◆ Information shown:

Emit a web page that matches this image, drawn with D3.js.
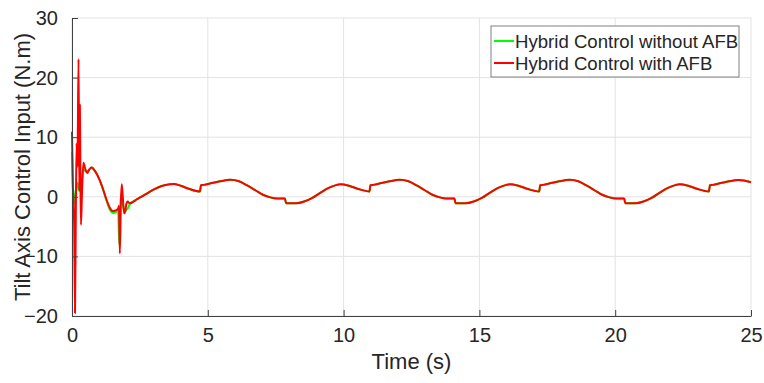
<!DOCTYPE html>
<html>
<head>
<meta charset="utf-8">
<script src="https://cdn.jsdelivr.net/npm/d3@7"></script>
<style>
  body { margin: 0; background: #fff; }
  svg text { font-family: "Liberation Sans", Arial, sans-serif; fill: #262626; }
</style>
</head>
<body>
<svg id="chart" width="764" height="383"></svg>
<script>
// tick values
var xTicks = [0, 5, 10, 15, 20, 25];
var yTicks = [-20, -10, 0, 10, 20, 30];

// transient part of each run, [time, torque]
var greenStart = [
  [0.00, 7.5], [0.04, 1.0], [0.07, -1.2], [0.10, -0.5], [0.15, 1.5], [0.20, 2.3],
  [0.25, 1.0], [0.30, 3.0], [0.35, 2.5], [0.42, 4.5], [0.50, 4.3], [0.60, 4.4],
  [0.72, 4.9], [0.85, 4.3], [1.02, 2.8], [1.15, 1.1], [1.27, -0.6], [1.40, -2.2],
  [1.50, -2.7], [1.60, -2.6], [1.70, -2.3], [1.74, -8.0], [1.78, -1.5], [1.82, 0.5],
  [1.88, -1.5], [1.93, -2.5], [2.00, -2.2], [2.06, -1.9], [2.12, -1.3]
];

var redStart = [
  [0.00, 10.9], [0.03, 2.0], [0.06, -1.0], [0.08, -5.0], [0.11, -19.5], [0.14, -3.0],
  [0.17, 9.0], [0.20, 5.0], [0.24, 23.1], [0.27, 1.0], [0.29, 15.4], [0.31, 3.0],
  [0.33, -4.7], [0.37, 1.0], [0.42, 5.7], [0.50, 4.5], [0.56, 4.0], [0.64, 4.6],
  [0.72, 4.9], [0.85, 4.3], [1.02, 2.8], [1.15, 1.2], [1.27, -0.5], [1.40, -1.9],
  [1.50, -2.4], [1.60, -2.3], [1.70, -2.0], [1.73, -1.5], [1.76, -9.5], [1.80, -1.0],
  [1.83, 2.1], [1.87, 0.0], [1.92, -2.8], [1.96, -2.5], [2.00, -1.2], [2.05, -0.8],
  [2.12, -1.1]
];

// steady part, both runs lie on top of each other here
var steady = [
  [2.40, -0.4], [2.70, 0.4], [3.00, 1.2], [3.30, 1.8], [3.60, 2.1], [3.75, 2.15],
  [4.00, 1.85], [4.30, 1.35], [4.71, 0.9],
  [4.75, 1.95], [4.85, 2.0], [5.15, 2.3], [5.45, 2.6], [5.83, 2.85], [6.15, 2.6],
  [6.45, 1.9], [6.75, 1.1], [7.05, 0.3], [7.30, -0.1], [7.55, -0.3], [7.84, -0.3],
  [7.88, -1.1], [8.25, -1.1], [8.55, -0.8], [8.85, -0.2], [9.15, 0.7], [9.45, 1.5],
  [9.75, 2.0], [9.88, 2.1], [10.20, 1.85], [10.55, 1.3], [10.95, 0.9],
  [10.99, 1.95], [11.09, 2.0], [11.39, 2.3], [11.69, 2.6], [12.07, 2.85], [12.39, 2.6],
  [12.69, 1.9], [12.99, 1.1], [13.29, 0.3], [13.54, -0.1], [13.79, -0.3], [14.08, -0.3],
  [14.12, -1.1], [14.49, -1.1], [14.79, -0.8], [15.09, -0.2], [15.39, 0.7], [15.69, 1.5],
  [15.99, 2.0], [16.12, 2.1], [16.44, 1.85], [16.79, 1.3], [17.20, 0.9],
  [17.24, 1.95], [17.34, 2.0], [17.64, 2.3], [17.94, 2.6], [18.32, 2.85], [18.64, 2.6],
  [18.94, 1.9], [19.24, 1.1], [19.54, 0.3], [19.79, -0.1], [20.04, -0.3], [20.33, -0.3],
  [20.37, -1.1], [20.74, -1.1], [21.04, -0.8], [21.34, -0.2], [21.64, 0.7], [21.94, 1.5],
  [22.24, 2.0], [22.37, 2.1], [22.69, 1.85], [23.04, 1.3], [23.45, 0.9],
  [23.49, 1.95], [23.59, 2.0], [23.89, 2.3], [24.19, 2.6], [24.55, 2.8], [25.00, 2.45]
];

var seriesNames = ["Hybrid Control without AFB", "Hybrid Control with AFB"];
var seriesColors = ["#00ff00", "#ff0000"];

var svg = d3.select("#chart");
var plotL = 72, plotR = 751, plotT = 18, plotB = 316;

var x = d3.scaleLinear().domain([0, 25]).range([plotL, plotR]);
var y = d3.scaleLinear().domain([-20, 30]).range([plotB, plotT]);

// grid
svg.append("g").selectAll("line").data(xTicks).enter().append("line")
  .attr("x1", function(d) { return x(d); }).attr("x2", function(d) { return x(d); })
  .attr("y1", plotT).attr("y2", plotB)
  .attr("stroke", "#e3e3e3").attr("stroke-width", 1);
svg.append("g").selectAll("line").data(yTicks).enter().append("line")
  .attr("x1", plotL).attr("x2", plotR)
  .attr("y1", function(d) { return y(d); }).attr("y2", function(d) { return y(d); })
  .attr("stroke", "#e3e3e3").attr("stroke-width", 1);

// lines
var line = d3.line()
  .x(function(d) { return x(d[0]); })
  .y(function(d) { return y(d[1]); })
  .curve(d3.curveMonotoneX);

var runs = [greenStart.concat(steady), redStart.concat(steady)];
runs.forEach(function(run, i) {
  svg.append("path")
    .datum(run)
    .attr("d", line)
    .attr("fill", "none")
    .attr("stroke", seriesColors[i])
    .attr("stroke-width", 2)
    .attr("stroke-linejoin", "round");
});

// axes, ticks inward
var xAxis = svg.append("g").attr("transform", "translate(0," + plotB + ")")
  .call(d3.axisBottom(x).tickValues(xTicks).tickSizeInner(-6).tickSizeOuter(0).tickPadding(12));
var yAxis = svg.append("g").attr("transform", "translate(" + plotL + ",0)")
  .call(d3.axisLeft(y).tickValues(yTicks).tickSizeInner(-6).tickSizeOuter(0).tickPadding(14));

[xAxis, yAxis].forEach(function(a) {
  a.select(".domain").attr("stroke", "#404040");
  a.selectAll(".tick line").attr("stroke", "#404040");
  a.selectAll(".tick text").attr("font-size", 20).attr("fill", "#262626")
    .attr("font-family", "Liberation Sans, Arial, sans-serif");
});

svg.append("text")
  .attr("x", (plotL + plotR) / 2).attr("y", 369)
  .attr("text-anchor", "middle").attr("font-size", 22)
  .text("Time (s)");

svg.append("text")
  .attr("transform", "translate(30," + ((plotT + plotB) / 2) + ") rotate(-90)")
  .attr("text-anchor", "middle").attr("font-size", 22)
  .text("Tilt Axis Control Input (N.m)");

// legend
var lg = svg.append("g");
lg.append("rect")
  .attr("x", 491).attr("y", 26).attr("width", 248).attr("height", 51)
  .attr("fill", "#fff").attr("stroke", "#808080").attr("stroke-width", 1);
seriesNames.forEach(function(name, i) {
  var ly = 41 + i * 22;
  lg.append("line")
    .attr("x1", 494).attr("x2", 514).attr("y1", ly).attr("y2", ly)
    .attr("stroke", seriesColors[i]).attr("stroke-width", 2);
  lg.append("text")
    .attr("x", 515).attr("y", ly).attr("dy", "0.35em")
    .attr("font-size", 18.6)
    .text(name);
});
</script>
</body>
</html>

◆ Required task: Retype the listing exactly. Pictures do not belong in the copy.

◆ Output for this exercise:
Emit a web page that matches this image, drawn with D3.js.
<!DOCTYPE html>
<html>
<head>
<meta charset="utf-8">
<script src="https://cdn.jsdelivr.net/npm/d3@7"></script>
<style>
  body { margin: 0; background: #fff; }
  svg text { font-family: "Liberation Sans", Arial, sans-serif; fill: #262626; }
</style>
</head>
<body>
<svg id="chart" width="764" height="383"></svg>
<script>
// tick values
var xTicks = [0, 5, 10, 15, 20, 25];
var yTicks = [-20, -10, 0, 10, 20, 30];

// transient part of each run, [time, torque]
var greenStart = [
  [0.00, 7.5], [0.04, 1.0], [0.07, -1.2], [0.10, -0.5], [0.15, 1.5], [0.20, 2.3],
  [0.25, 1.0], [0.30, 3.0], [0.35, 2.5], [0.42, 4.5], [0.50, 4.3], [0.60, 4.4],
  [0.72, 4.9], [0.85, 4.3], [1.02, 2.8], [1.15, 1.1], [1.27, -0.6], [1.40, -2.2],
  [1.50, -2.7], [1.60, -2.6], [1.70, -2.3], [1.74, -8.0], [1.78, -1.5], [1.82, 0.5],
  [1.88, -1.5], [1.93, -2.5], [2.00, -2.2], [2.06, -1.9], [2.12, -1.3]
];

var redStart = [
  [0.00, 10.9], [0.03, 2.0], [0.06, -1.0], [0.08, -5.0], [0.11, -19.5], [0.14, -3.0],
  [0.17, 9.0], [0.20, 5.0], [0.24, 23.1], [0.27, 1.0], [0.29, 15.4], [0.31, 3.0],
  [0.33, -4.7], [0.37, 1.0], [0.42, 5.7], [0.50, 4.5], [0.56, 4.0], [0.64, 4.6],
  [0.72, 4.9], [0.85, 4.3], [1.02, 2.8], [1.15, 1.2], [1.27, -0.5], [1.40, -1.9],
  [1.50, -2.4], [1.60, -2.3], [1.70, -2.0], [1.73, -1.5], [1.76, -9.5], [1.80, -1.0],
  [1.83, 2.1], [1.87, 0.0], [1.92, -2.8], [1.96, -2.5], [2.00, -1.2], [2.05, -0.8],
  [2.12, -1.1]
];

// steady part, both runs lie on top of each other here
var steady = [
  [2.40, -0.4], [2.70, 0.4], [3.00, 1.2], [3.30, 1.8], [3.60, 2.1], [3.75, 2.15],
  [4.00, 1.85], [4.30, 1.35], [4.71, 0.9],
  [4.75, 1.95], [4.85, 2.0], [5.15, 2.3], [5.45, 2.6], [5.83, 2.85], [6.15, 2.6],
  [6.45, 1.9], [6.75, 1.1], [7.05, 0.3], [7.30, -0.1], [7.55, -0.3], [7.84, -0.3],
  [7.88, -1.1], [8.25, -1.1], [8.55, -0.8], [8.85, -0.2], [9.15, 0.7], [9.45, 1.5],
  [9.75, 2.0], [9.88, 2.1], [10.20, 1.85], [10.55, 1.3], [10.95, 0.9],
  [10.99, 1.95], [11.09, 2.0], [11.39, 2.3], [11.69, 2.6], [12.07, 2.85], [12.39, 2.6],
  [12.69, 1.9], [12.99, 1.1], [13.29, 0.3], [13.54, -0.1], [13.79, -0.3], [14.08, -0.3],
  [14.12, -1.1], [14.49, -1.1], [14.79, -0.8], [15.09, -0.2], [15.39, 0.7], [15.69, 1.5],
  [15.99, 2.0], [16.12, 2.1], [16.44, 1.85], [16.79, 1.3], [17.20, 0.9],
  [17.24, 1.95], [17.34, 2.0], [17.64, 2.3], [17.94, 2.6], [18.32, 2.85], [18.64, 2.6],
  [18.94, 1.9], [19.24, 1.1], [19.54, 0.3], [19.79, -0.1], [20.04, -0.3], [20.33, -0.3],
  [20.37, -1.1], [20.74, -1.1], [21.04, -0.8], [21.34, -0.2], [21.64, 0.7], [21.94, 1.5],
  [22.24, 2.0], [22.37, 2.1], [22.69, 1.85], [23.04, 1.3], [23.45, 0.9],
  [23.49, 1.95], [23.59, 2.0], [23.89, 2.3], [24.19, 2.6], [24.55, 2.8], [25.00, 2.45]
];

var seriesNames = ["Hybrid Control without AFB", "Hybrid Control with AFB"];
var seriesColors = ["#00ff00", "#ff0000"];

var svg = d3.select("#chart");
var plotL = 72, plotR = 751, plotT = 18, plotB = 316;

var x = d3.scaleLinear().domain([0, 25]).range([plotL, plotR]);
var y = d3.scaleLinear().domain([-20, 30]).range([plotB, plotT]);

// grid
svg.append("g").selectAll("line").data(xTicks).enter().append("line")
  .attr("x1", function(d) { return x(d); }).attr("x2", function(d) { return x(d); })
  .attr("y1", plotT).attr("y2", plotB)
  .attr("stroke", "#e3e3e3").attr("stroke-width", 1);
svg.append("g").selectAll("line").data(yTicks).enter().append("line")
  .attr("x1", plotL).attr("x2", plotR)
  .attr("y1", function(d) { return y(d); }).attr("y2", function(d) { return y(d); })
  .attr("stroke", "#e3e3e3").attr("stroke-width", 1);

// lines
var line = d3.line()
  .x(function(d) { return x(d[0]); })
  .y(function(d) { return y(d[1]); })
  .curve(d3.curveMonotoneX);

var runs = [greenStart.concat(steady), redStart.concat(steady)];
runs.forEach(function(run, i) {
  svg.append("path")
    .datum(run)
    .attr("d", line)
    .attr("fill", "none")
    .attr("stroke", seriesColors[i])
    .attr("stroke-width", 2)
    .attr("stroke-linejoin", "round");
});

// axes, ticks inward
var xAxis = svg.append("g").attr("transform", "translate(0," + plotB + ")")
  .call(d3.axisBottom(x).tickValues(xTicks).tickSizeInner(-6).tickSizeOuter(0).tickPadding(12));
var yAxis = svg.append("g").attr("transform", "translate(" + plotL + ",0)")
  .call(d3.axisLeft(y).tickValues(yTicks).tickSizeInner(-6).tickSizeOuter(0).tickPadding(14));

[xAxis, yAxis].forEach(function(a) {
  a.select(".domain").attr("stroke", "#404040");
  a.selectAll(".tick line").attr("stroke", "#404040");
  a.selectAll(".tick text").attr("font-size", 20).attr("fill", "#262626")
    .attr("font-family", "Liberation Sans, Arial, sans-serif");
});

svg.append("text")
  .attr("x", (plotL + plotR) / 2).attr("y", 369)
  .attr("text-anchor", "middle").attr("font-size", 22)
  .text("Time (s)");

svg.append("text")
  .attr("transform", "translate(30," + ((plotT + plotB) / 2) + ") rotate(-90)")
  .attr("text-anchor", "middle").attr("font-size", 22)
  .text("Tilt Axis Control Input (N.m)");

// legend
var lg = svg.append("g");
lg.append("rect")
  .attr("x", 491).attr("y", 26).attr("width", 248).attr("height", 51)
  .attr("fill", "#fff").attr("stroke", "#808080").attr("stroke-width", 1);
seriesNames.forEach(function(name, i) {
  var ly = 41 + i * 22;
  lg.append("line")
    .attr("x1", 494).attr("x2", 514).attr("y1", ly).attr("y2", ly)
    .attr("stroke", seriesColors[i]).attr("stroke-width", 2);
  lg.append("text")
    .attr("x", 515).attr("y", ly).attr("dy", "0.35em")
    .attr("font-size", 18.6)
    .text(name);
});
</script>
</body>
</html>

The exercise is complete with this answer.